The top-ranked Crimson Tide's offense has produced bushels of yards and points — and a number of deep balls — in quarterback Tua Tagovailoa's first two starts.
"We pride ourselves on running the football, but when we're able to distribute the ball like we've been doing — everybody's touching it, they don't know who's going to get it — it's very tough to stop," Tide tight end Irv Smith Jr. said.
Alabama (2-0), which opens Southeastern Conference play Saturday night at Mississippi (2-0), has combined for 108 points and 1,118 yards in romps over Louisville and Arkansas State . Sure, better defenses await, but there's little question this offense can be more diverse with Tagovailoa's ability to spread the ball around, his accuracy downfield and his mobility.
But it's not all Tagovailoa. Two-year starter Jalen Hurts has played extensively in the first two games and passed for two touchdowns against Arkansas State.
It also helps that the Tide has multiple receiving threats after Calvin Ridley accounted for about half the wide receivers' total catches last season.
The result has been 12 catches of 20-plus yards already. Sophomores Jerry Jeudy, DeVonta Smith and Henry Ruggs III and freshman Jaylen Waddle have all turned in big plays. So has Irv Smith, who already has six catches.
"It's a great unit and I think that's really critical for us as an offense, is we don't just have one really explosive guy that can make a lot of plays," left tackle Jonah Williams said. "We have a whole plethora of them. That makes our job easier as an offense. It makes the defense's job harder, trying to stop our running backs and defend all those receivers. It definitely poses a challenge for them."
The sophomore trio has ably filled in after the loss of Ridley, Cam Sims and Robert Foster:
—Jeudy, a five-star recruit from south Florida, has 151 receiving yards and has taken half his eight catches for touchdowns. He capped both of Alabama's opening drives with touchdown catches, including a 58-yarder against Arkansas State.
"We've got good chemistry, me and Tua," Jeudy said.
— DeVonta Smith and Tagovailoa showed their chemistry with that 41-yard game-winning connection against Georgia in the national championship game . Smith has accounted for five of the early 20-yard plays.
He and his fellow receivers have had plenty to celebrate after those first two games.
"When someone makes a play, we'll all be happy," he said. "We'll laugh at the things that are on film when good things happen.

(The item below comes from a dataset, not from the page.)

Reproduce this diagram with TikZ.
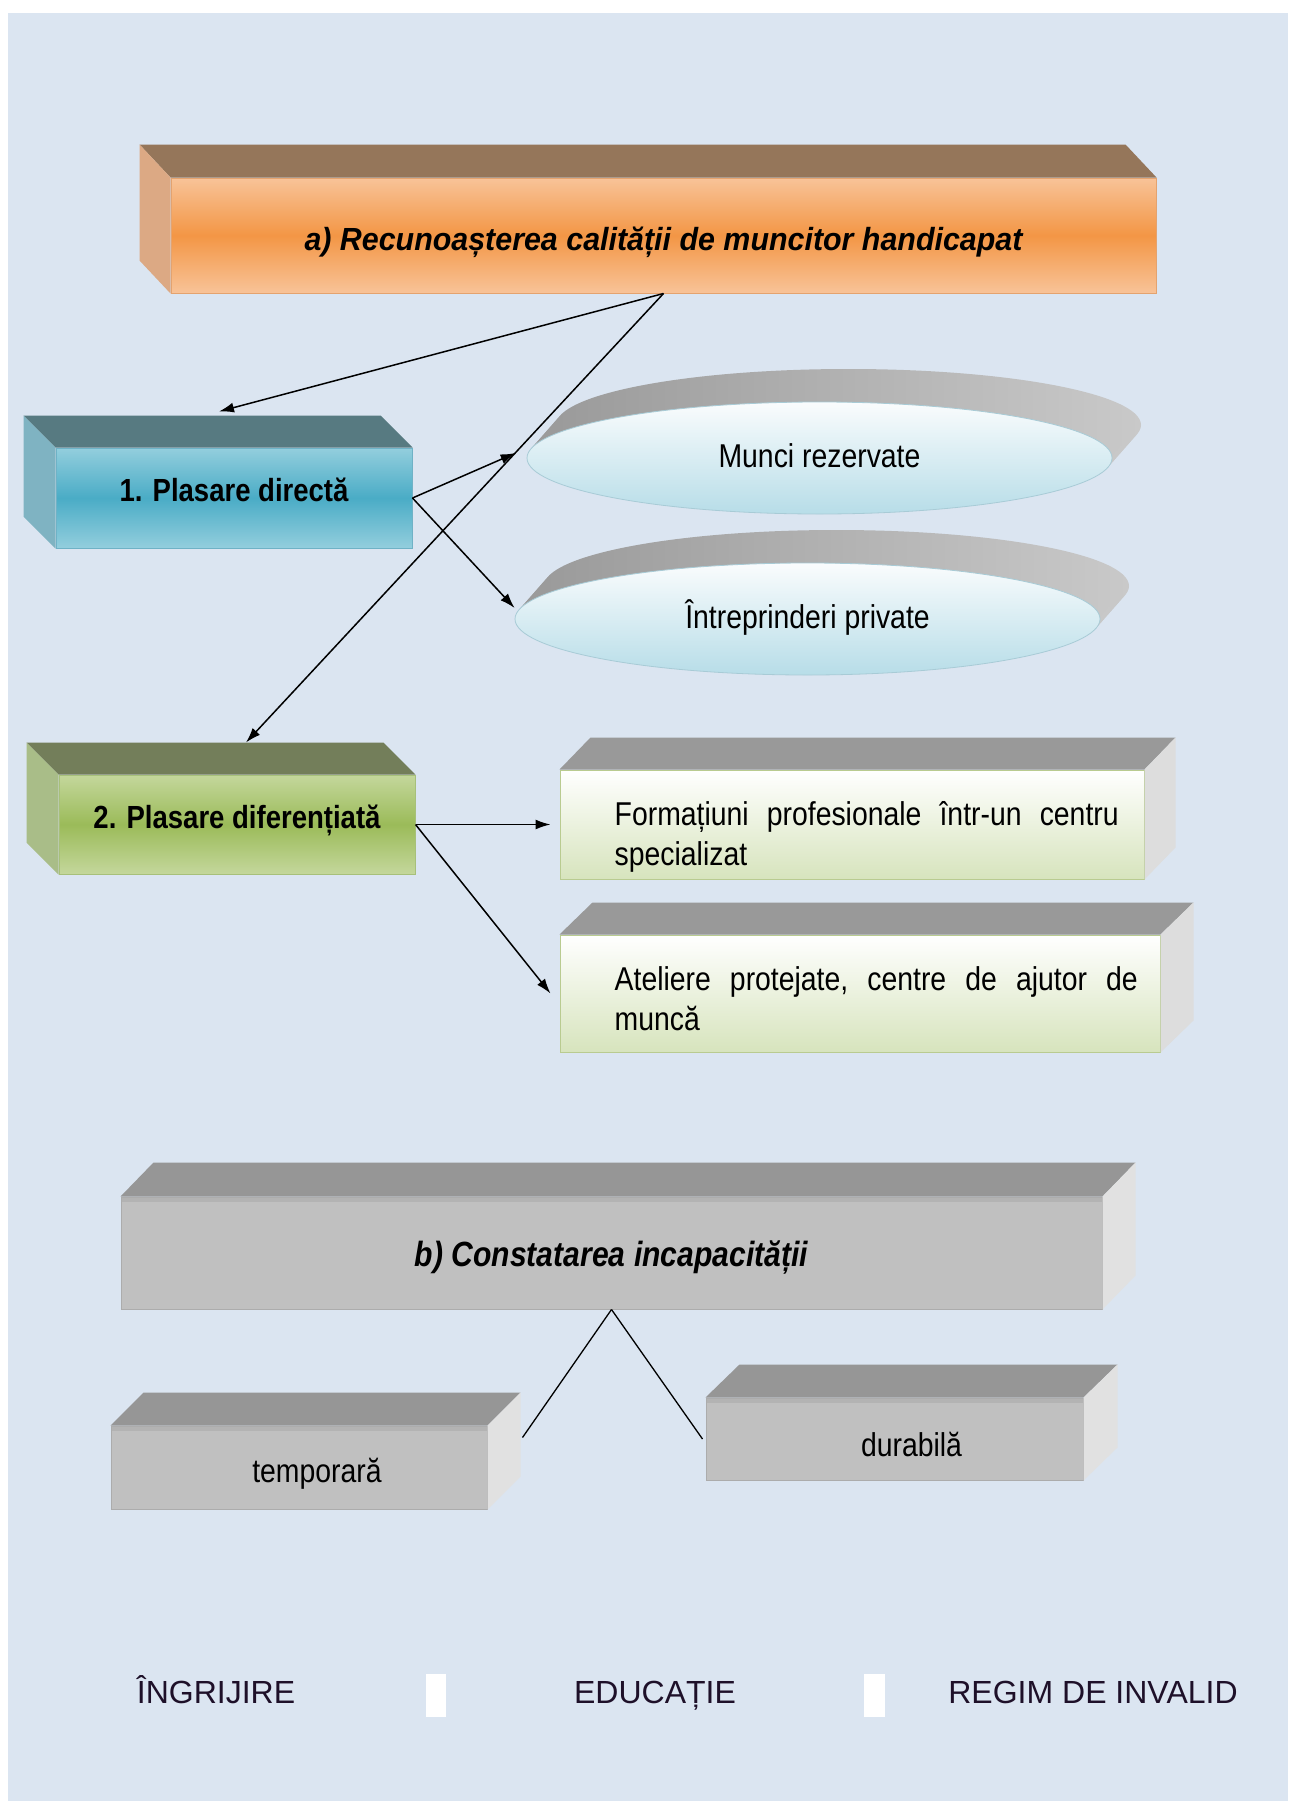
\documentclass[tikz,border=0pt]{standalone}
\usepackage{fontspec}
\setmainfont{Liberation Sans}
\newfontfamily\narrowsf{Liberation Sans}[FakeStretch=0.86]
\newfontfamily\titlesf{Liberation Sans}[FakeStretch=0.95]
\usetikzlibrary{calc,shapes.geometric,arrows.meta}

\definecolor{bgblue}{HTML}{DBE5F1}
\definecolor{orlight}{HTML}{F8C398}
\definecolor{ordark}{HTML}{F39645}
\definecolor{ortop}{HTML}{95765A}
\definecolor{orside}{HTML}{DCA984}
\definecolor{orline}{HTML}{E4A36F}
\definecolor{bllight}{HTML}{93CEDD}
\definecolor{bldark}{HTML}{4AACC6}
\definecolor{bltop}{HTML}{577A81}
\definecolor{blside}{HTML}{7FB3C2}
\definecolor{blline}{HTML}{6FB2C6}
\definecolor{grlight}{HTML}{C4D79C}
\definecolor{grdark}{HTML}{9BBB59}
\definecolor{grtop}{HTML}{737E5A}
\definecolor{grside}{HTML}{A9BD88}
\definecolor{grline}{HTML}{A7C07A}
\definecolor{palebot}{HTML}{D7E4BD}
\definecolor{paleline}{HTML}{B9CB90}
\definecolor{graytop}{HTML}{999999}
\definecolor{grayside}{HTML}{DDDDDD}
\definecolor{silver}{HTML}{C0C0C0}
\definecolor{silvtop}{HTML}{969696}
\definecolor{silvside}{HTML}{E1E1E1}
\definecolor{silvline}{HTML}{ACACAC}
\definecolor{silvband}{HTML}{B3B3B3}
\definecolor{discback}{HTML}{9B9B9B}
\definecolor{discshine}{HTML}{C9C9C9}
\definecolor{disctop}{HTML}{FAFCFD}
\definecolor{discbot}{HTML}{B7DDE8}
\definecolor{discline}{HTML}{A8CBD6}
\definecolor{footink}{HTML}{1E1029}

\begin{document}
\begin{tikzpicture}[x=1pt,y=-1pt,
  face/.style={rectangle,inner sep=0pt},
  orangefront/.style={face,top color=orlight,bottom color=orlight,middle color=ordark,draw=orline,line width=1pt},
  bluefront/.style={face,top color=bllight,bottom color=bllight,middle color=bldark,draw=blline,line width=1pt},
  greenfront/.style={face,top color=grlight,bottom color=grlight,middle color=grdark,draw=grline,line width=1pt},
  palefront/.style={face,top color=white,bottom color=palebot,draw=paleline,line width=1pt},
  grayfront/.style={face,fill=silver,draw=silvline,line width=1pt,
    path picture={\fill[silvband] (path picture bounding box.north west) rectangle ([yshift=-5pt]path picture bounding box.north east);}},
  disc/.style={ellipse,inner sep=0pt,minimum width=585pt,minimum height=112pt,top color=disctop,bottom color=discbot,draw=discline,line width=0.8pt,text height=25pt,text depth=7pt},
  rim/.style={left color=discback,right color=discshine},
  titletext/.style={font=\titlesf\bfseries\itshape\fontsize{32}{38}\selectfont,text height=31pt,text depth=2pt},
  headtext/.style={font=\narrowsf\bfseries\fontsize{32}{38}\selectfont,text height=24pt,text depth=17pt},
  plaintext/.style={font=\narrowsf\fontsize{33}{40}\selectfont},
  foottext/.style={font=\fontsize{32}{38}\selectfont,text=footink,anchor=base},
  arr/.style={-{Latex[length=15pt,width=10pt]},line width=1.5pt},
  link/.style={line width=1.3pt}]
\useasboundingbox (0,0) rectangle (1290,1801);
\fill[bgblue] (8,13) rectangle (1288,1801);
\newcommand{\boxfaces}[6]{\fill[#4] (#1.north west) -- (#1.north east) -- ++(#2,#3) -- ($(#1.north west)+(#2,#3)$) -- cycle;
  \fill[#5] (#1.north #6) -- (#1.south #6) -- ++(#2,#3) -- ($(#1.north #6)+(#2,#3)$) -- cycle;}

\node[orangefront,minimum width=985pt,minimum height=115pt,titletext] (recog) at (663.5,235.5) {a) Recunoașterea calității de muncitor handicapat};
\boxfaces{recog}{-31}{-33}{ortop}{orside}{west}

\node[bluefront,minimum width=356pt,minimum height=100pt,headtext] (direct) at (234,498) {1. Plasare directă};
\boxfaces{direct}{-32}{-32}{bltop}{blside}{west}
\node[greenfront,minimum width=356pt,minimum height=99pt,headtext] (diff) at (237,824.5) {2. Plasare diferențiată};
\boxfaces{diff}{-32}{-32}{grtop}{grside}{west}

\foreach \t in {1,...,12} {
  \shade[rim] ($(819.5,458)+(\t*29/12,-\t*33/12)$) ellipse [x radius=292.5, y radius=56];
  \shade[rim] ($(807.5,619)+(\t*29/12,-\t*33/12)$) ellipse [x radius=292.5, y radius=56];
}
\node[disc,plaintext] (munci) at (819.5,458) {Munci rezervate};
\node[disc,plaintext] (prive) at (807.5,619) {Întreprinderi private};

\node[palefront,minimum width=584pt,minimum height=109pt] (form) at (852,824.5) {};
\boxfaces{form}{31}{-32}{graytop}{grayside}{east}
\node[plaintext,anchor=west,inner sep=0pt,text width=504pt,align=left] (formtext) at ([xshift=55pt,yshift=-12pt]form.west) {\makebox[504pt][s]{Formațiuni\hfill profesionale\hfill într-un\hfill centru}\\specializat};
\node[palefront,minimum width=600pt,minimum height=117pt] (atel) at (860,993.5) {};
\boxfaces{atel}{33}{-32}{graytop}{grayside}{east}
\node[plaintext,anchor=west,inner sep=0pt,text width=523pt,align=left] (ateltext) at ([xshift=55pt,yshift=-5pt]atel.west) {\makebox[523pt][s]{Ateliere\hfill protejate,\hfill centre\hfill de\hfill ajutor\hfill de}\\muncă};

\node[grayfront,minimum width=981pt,minimum height=112pt,font=\narrowsf\bfseries\itshape\fontsize{35}{40}\selectfont,text height=28pt,text depth=2pt] (incap) at (611.5,1253) {b) Constatarea incapacității};
\boxfaces{incap}{33}{-34}{silvtop}{silvside}{east}
\node[grayfront,minimum width=376pt,minimum height=83pt] (temp) at (299,1467.5) {};
\boxfaces{temp}{33}{-33}{silvtop}{silvside}{east}
\node[plaintext] (temptext) at ($(temp.center)+(18,6)$) {temporară};
\node[grayfront,minimum width=377pt,minimum height=82pt] (dur) at (894.5,1439) {};
\boxfaces{dur}{34}{-33}{silvtop}{silvside}{east}
\node[plaintext] (durtext) at ($(dur.center)+(17,5)$) {durabilă};

\coordinate (directtop) at ($(direct.north)+(-15,-36)$);
\coordinate (difftop) at ($(diff.north)+(9,-32)$);
\coordinate (tempside) at ($(temp.east)+(35,-30)$);
\draw[arr] (recog.south) -- (directtop);
\draw[arr] (recog.south) -- (difftop);
\draw[arr] (direct.east) -- ([xshift=-11pt,yshift=5pt]munci.west);
\draw[arr] (direct.east) -- ([yshift=11pt]prive.west);
\draw[arr] (diff.east) -- ([xshift=-9pt]form.west);
\draw[arr] (diff.east) -- ([xshift=-9pt]atel.west);
\draw[link] (incap.south) -- (tempside);
\draw[link] (incap.south) -- ([xshift=-3pt]dur.west);

\node[foottext] (care) at (216,1703) {ÎNGRIJIRE};
\node[foottext] (educ) at (655,1703) {EDUCAȚIE};
\node[foottext] (regim) at (1093,1703) {REGIM DE INVALID};
\fill[white] (426,1674) rectangle (446,1717);
\fill[white] (864,1674) rectangle (885,1717);
\end{tikzpicture}
\end{document}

It's just a fun group to be around."
— Ruggs, who had six touchdown catches last season, scored on a 31-yarder against the Red Wolves. Of Tagovailoa, he said, "He's developing his confidence as the game goes."
Tagovailoa's emergence has been a big part of the success. Tide coach Nick Saban pointed out his touchdown throw to DeVonta Smith was improvised after he realized a safety didn't cover him "and he wasn't even supposed to be reading that side of the field."
"He does a nice job of keeping his eyes downfield, stepping up in the pocket," Saban said. "There's a couple of third-down plays where he bought some time, stepped up in the pocket and we're able to convert on throws. He's well prepared but he's also very instinctive and he does a good job of keeping his eyes downfield to find people in the middle."